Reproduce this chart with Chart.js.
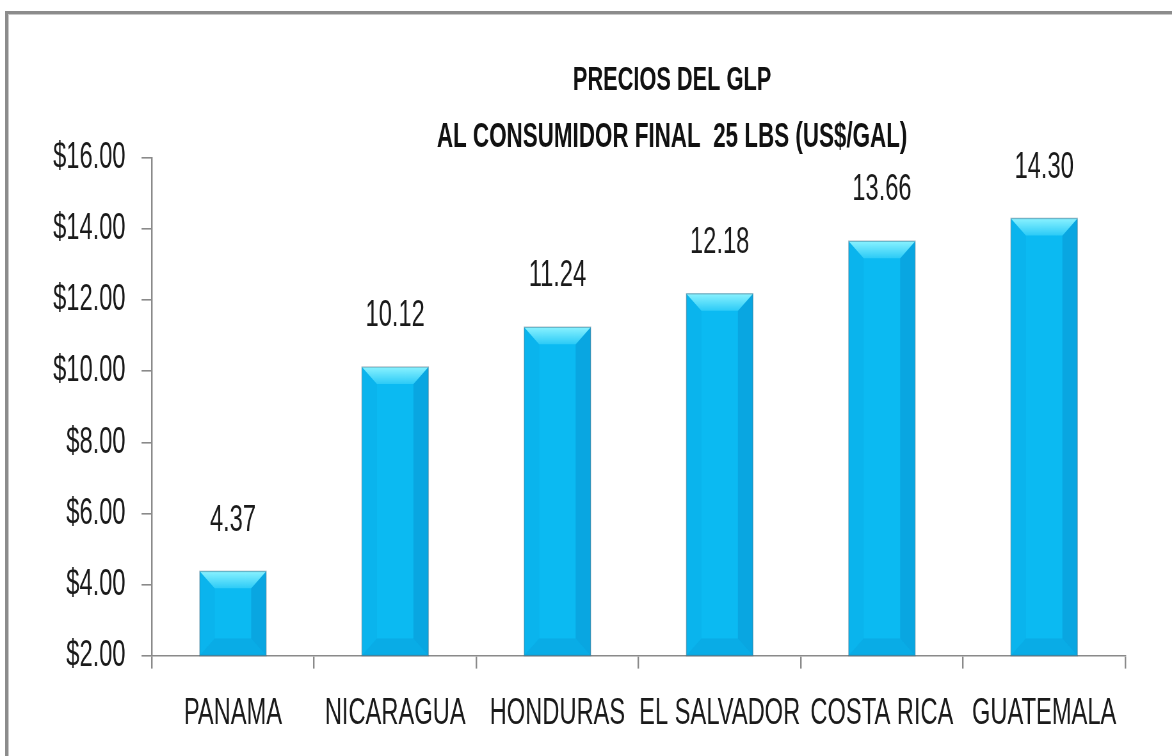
<!DOCTYPE html>
<html>
<head>
<meta charset="utf-8">
<script src="https://cdn.jsdelivr.net/npm/chart.js@4.4.1/dist/chart.umd.min.js"></script>
<style>
  html, body { margin: 0; padding: 0; background: #fff; overflow: hidden; }
  #wrap { position: relative; width: 1172px; height: 756px; overflow: hidden; }
  #c { position: absolute; left: 0; top: 0; }
  #frame { position: absolute; left: 5px; top: 11px; width: 1300px; height: 900px;
           border-left: 3px solid #8c8c8c; border-top: 3px solid #8c8c8c; pointer-events: none; }
  #frame2 { position: absolute; left: 8px; top: 14px; width: 1300px; height: 900px;
           border-left: 1px solid #c8c8c8; border-top: 1px solid #c8c8c8; pointer-events: none; }
</style>
</head>
<body>
<div id="wrap">
  <canvas id="c" width="1831" height="756" style="width:1172px;height:756px;"></canvas>
  <div id="frame"></div>
  <div id="frame2"></div>
</div>
<script>
// ---- data ----
const categories = ['PANAMA', 'NICARAGUA', 'HONDURAS', 'EL SALVADOR', 'COSTA RICA', 'GUATEMALA'];
const prices = [4.37, 10.12, 11.24, 12.18, 13.66, 14.30];
const titleLines = ['PRECIOS DEL GLP', 'AL CONSUMIDOR FINAL  25 LBS (US$/GAL)'];
const yMin = 2, yMax = 16, yStep = 2;

// ---- horizontal compression (text looks condensed in the reference) ----
const K = 0.64;
const FONT = '"Liberation Sans", Arial, sans-serif';

const titlePlugin = {
  id: 'customTitle',
  afterDraw(chart) {
    const ctx = chart.ctx;
    ctx.save();
    ctx.fillStyle = '#111';
    ctx.textAlign = 'center';
    ctx.textBaseline = 'middle';
    const cx = 672 / K;
    ctx.font = 'bold 34px ' + FONT;
    ctx.fillText(titleLines[0], cx, 81);
    ctx.font = 'bold 35px ' + FONT;
    ctx.fillText(titleLines[1], cx, 137);
    ctx.restore();
  }
};

const bevelPlugin = {
  id: 'bevel',
  afterDatasetsDraw(chart) {
    const ctx = chart.ctx;
    const meta = chart.getDatasetMeta(0);
    meta.data.forEach(bar => {
      const w = bar.width;
      const l = bar.x - w / 2, r = bar.x + w / 2, t = bar.y;
      const b = Math.min(bar.base, chart.chartArea.bottom);
      const inset = 15 / K, bh = 17;
      ctx.save();
      // left strip
      ctx.beginPath();
      ctx.moveTo(l, t); ctx.lineTo(l + inset, t + bh); ctx.lineTo(l + inset, b - bh); ctx.lineTo(l, b); ctx.closePath();
      ctx.fillStyle = 'rgba(0,110,180,0.08)';
      ctx.fill();
      // right strip
      ctx.beginPath();
      ctx.moveTo(r, t); ctx.lineTo(r - inset, t + bh); ctx.lineTo(r - inset, b - bh); ctx.lineTo(r, b); ctx.closePath();
      ctx.fillStyle = 'rgba(0,80,150,0.18)';
      ctx.fill();
      // bottom
      ctx.beginPath();
      ctx.moveTo(l, b); ctx.lineTo(l + inset, b - bh); ctx.lineTo(r - inset, b - bh); ctx.lineTo(r, b); ctx.closePath();
      ctx.fillStyle = 'rgba(0,90,160,0.14)';
      ctx.fill();
      // top
      const g = ctx.createLinearGradient(0, t, 0, t + bh);
      g.addColorStop(0, '#8AF2FF');
      g.addColorStop(1, '#2CCBF7');
      ctx.beginPath();
      ctx.moveTo(l, t); ctx.lineTo(r, t); ctx.lineTo(r - inset, t + bh); ctx.lineTo(l + inset, t + bh); ctx.closePath();
      ctx.fillStyle = g;
      ctx.fill();
      // outline
      ctx.strokeStyle = 'rgba(60,90,110,0.35)';
      ctx.lineWidth = 1.5;
      ctx.strokeRect(l, t, w, b - t);
      ctx.restore();
    });
  }
};

const valuePlugin = {
  id: 'values',
  afterDatasetsDraw(chart) {
    const ctx = chart.ctx;
    const meta = chart.getDatasetMeta(0);
    ctx.save();
    ctx.fillStyle = '#1a1a1a';
    ctx.font = '37px ' + FONT;
    ctx.textAlign = 'center';
    ctx.textBaseline = 'middle';
    meta.data.forEach((bar, i) => {
      ctx.fillText(prices[i].toFixed(2), bar.x, bar.y - 51);
    });
    ctx.restore();
  }
};

new Chart(document.getElementById('c'), {
  type: 'bar',
  data: {
    labels: categories,
    datasets: [{
      data: prices,
      backgroundColor: '#0BBAF2',
      borderWidth: 0,
      barPercentage: 0.41,
      categoryPercentage: 1.0
    }]
  },
  options: {
    responsive: false,
    devicePixelRatio: 1,
    animation: false,
    layout: { padding: { left: 58, right: 73, top: 158, bottom: -3 } },
    plugins: { legend: { display: false }, title: { display: false }, tooltip: { enabled: false } },
    scales: {
      x: {
        grid: { display: true, drawOnChartArea: false, drawTicks: true, tickLength: 13, color: '#8a8a8a', lineWidth: 2.4, offset: true },
        border: { display: true, color: '#8a8a8a', width: 1.6 },
        ticks: { color: '#1a1a1a', font: { family: FONT, size: 37 }, padding: 23, maxRotation: 0, autoSkip: false }
      },
      y: {
        min: yMin, max: yMax,
        grid: { display: true, drawOnChartArea: false, drawTicks: true, tickLength: 16, color: '#8a8a8a', lineWidth: 1.6 },
        border: { display: true, color: '#8a8a8a', width: 2.4 },
        ticks: { stepSize: yStep, color: '#1a1a1a', font: { family: FONT, size: 37 }, padding: 25,
                 callback: v => '$' + Number(v).toFixed(2) }
      }
    }
  },
  plugins: [bevelPlugin, valuePlugin, titlePlugin]
});
</script>
</body>
</html>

• **SET EXERCISE**
Skip the pictures, then retype every line above exactly.

• **RESPONSE FOR THIS EXERCISE**
Reproduce this chart with Chart.js.
<!DOCTYPE html>
<html>
<head>
<meta charset="utf-8">
<script src="https://cdn.jsdelivr.net/npm/chart.js@4.4.1/dist/chart.umd.min.js"></script>
<style>
  html, body { margin: 0; padding: 0; background: #fff; overflow: hidden; }
  #wrap { position: relative; width: 1172px; height: 756px; overflow: hidden; }
  #c { position: absolute; left: 0; top: 0; }
  #frame { position: absolute; left: 5px; top: 11px; width: 1300px; height: 900px;
           border-left: 3px solid #8c8c8c; border-top: 3px solid #8c8c8c; pointer-events: none; }
  #frame2 { position: absolute; left: 8px; top: 14px; width: 1300px; height: 900px;
           border-left: 1px solid #c8c8c8; border-top: 1px solid #c8c8c8; pointer-events: none; }
</style>
</head>
<body>
<div id="wrap">
  <canvas id="c" width="1831" height="756" style="width:1172px;height:756px;"></canvas>
  <div id="frame"></div>
  <div id="frame2"></div>
</div>
<script>
// ---- data ----
const categories = ['PANAMA', 'NICARAGUA', 'HONDURAS', 'EL SALVADOR', 'COSTA RICA', 'GUATEMALA'];
const prices = [4.37, 10.12, 11.24, 12.18, 13.66, 14.30];
const titleLines = ['PRECIOS DEL GLP', 'AL CONSUMIDOR FINAL  25 LBS (US$/GAL)'];
const yMin = 2, yMax = 16, yStep = 2;

// ---- horizontal compression (text looks condensed in the reference) ----
const K = 0.64;
const FONT = '"Liberation Sans", Arial, sans-serif';

const titlePlugin = {
  id: 'customTitle',
  afterDraw(chart) {
    const ctx = chart.ctx;
    ctx.save();
    ctx.fillStyle = '#111';
    ctx.textAlign = 'center';
    ctx.textBaseline = 'middle';
    const cx = 672 / K;
    ctx.font = 'bold 34px ' + FONT;
    ctx.fillText(titleLines[0], cx, 81);
    ctx.font = 'bold 35px ' + FONT;
    ctx.fillText(titleLines[1], cx, 137);
    ctx.restore();
  }
};

const bevelPlugin = {
  id: 'bevel',
  afterDatasetsDraw(chart) {
    const ctx = chart.ctx;
    const meta = chart.getDatasetMeta(0);
    meta.data.forEach(bar => {
      const w = bar.width;
      const l = bar.x - w / 2, r = bar.x + w / 2, t = bar.y;
      const b = Math.min(bar.base, chart.chartArea.bottom);
      const inset = 15 / K, bh = 17;
      ctx.save();
      // left strip
      ctx.beginPath();
      ctx.moveTo(l, t); ctx.lineTo(l + inset, t + bh); ctx.lineTo(l + inset, b - bh); ctx.lineTo(l, b); ctx.closePath();
      ctx.fillStyle = 'rgba(0,110,180,0.08)';
      ctx.fill();
      // right strip
      ctx.beginPath();
      ctx.moveTo(r, t); ctx.lineTo(r - inset, t + bh); ctx.lineTo(r - inset, b - bh); ctx.lineTo(r, b); ctx.closePath();
      ctx.fillStyle = 'rgba(0,80,150,0.18)';
      ctx.fill();
      // bottom
      ctx.beginPath();
      ctx.moveTo(l, b); ctx.lineTo(l + inset, b - bh); ctx.lineTo(r - inset, b - bh); ctx.lineTo(r, b); ctx.closePath();
      ctx.fillStyle = 'rgba(0,90,160,0.14)';
      ctx.fill();
      // top
      const g = ctx.createLinearGradient(0, t, 0, t + bh);
      g.addColorStop(0, '#8AF2FF');
      g.addColorStop(1, '#2CCBF7');
      ctx.beginPath();
      ctx.moveTo(l, t); ctx.lineTo(r, t); ctx.lineTo(r - inset, t + bh); ctx.lineTo(l + inset, t + bh); ctx.closePath();
      ctx.fillStyle = g;
      ctx.fill();
      // outline
      ctx.strokeStyle = 'rgba(60,90,110,0.35)';
      ctx.lineWidth = 1.5;
      ctx.strokeRect(l, t, w, b - t);
      ctx.restore();
    });
  }
};

const valuePlugin = {
  id: 'values',
  afterDatasetsDraw(chart) {
    const ctx = chart.ctx;
    const meta = chart.getDatasetMeta(0);
    ctx.save();
    ctx.fillStyle = '#1a1a1a';
    ctx.font = '37px ' + FONT;
    ctx.textAlign = 'center';
    ctx.textBaseline = 'middle';
    meta.data.forEach((bar, i) => {
      ctx.fillText(prices[i].toFixed(2), bar.x, bar.y - 51);
    });
    ctx.restore();
  }
};

new Chart(document.getElementById('c'), {
  type: 'bar',
  data: {
    labels: categories,
    datasets: [{
      data: prices,
      backgroundColor: '#0BBAF2',
      borderWidth: 0,
      barPercentage: 0.41,
      categoryPercentage: 1.0
    }]
  },
  options: {
    responsive: false,
    devicePixelRatio: 1,
    animation: false,
    layout: { padding: { left: 58, right: 73, top: 158, bottom: -3 } },
    plugins: { legend: { display: false }, title: { display: false }, tooltip: { enabled: false } },
    scales: {
      x: {
        grid: { display: true, drawOnChartArea: false, drawTicks: true, tickLength: 13, color: '#8a8a8a', lineWidth: 2.4, offset: true },
        border: { display: true, color: '#8a8a8a', width: 1.6 },
        ticks: { color: '#1a1a1a', font: { family: FONT, size: 37 }, padding: 23, maxRotation: 0, autoSkip: false }
      },
      y: {
        min: yMin, max: yMax,
        grid: { display: true, drawOnChartArea: false, drawTicks: true, tickLength: 16, color: '#8a8a8a', lineWidth: 1.6 },
        border: { display: true, color: '#8a8a8a', width: 2.4 },
        ticks: { stepSize: yStep, color: '#1a1a1a', font: { family: FONT, size: 37 }, padding: 25,
                 callback: v => '$' + Number(v).toFixed(2) }
      }
    }
  },
  plugins: [bevelPlugin, valuePlugin, titlePlugin]
});
</script>
</body>
</html>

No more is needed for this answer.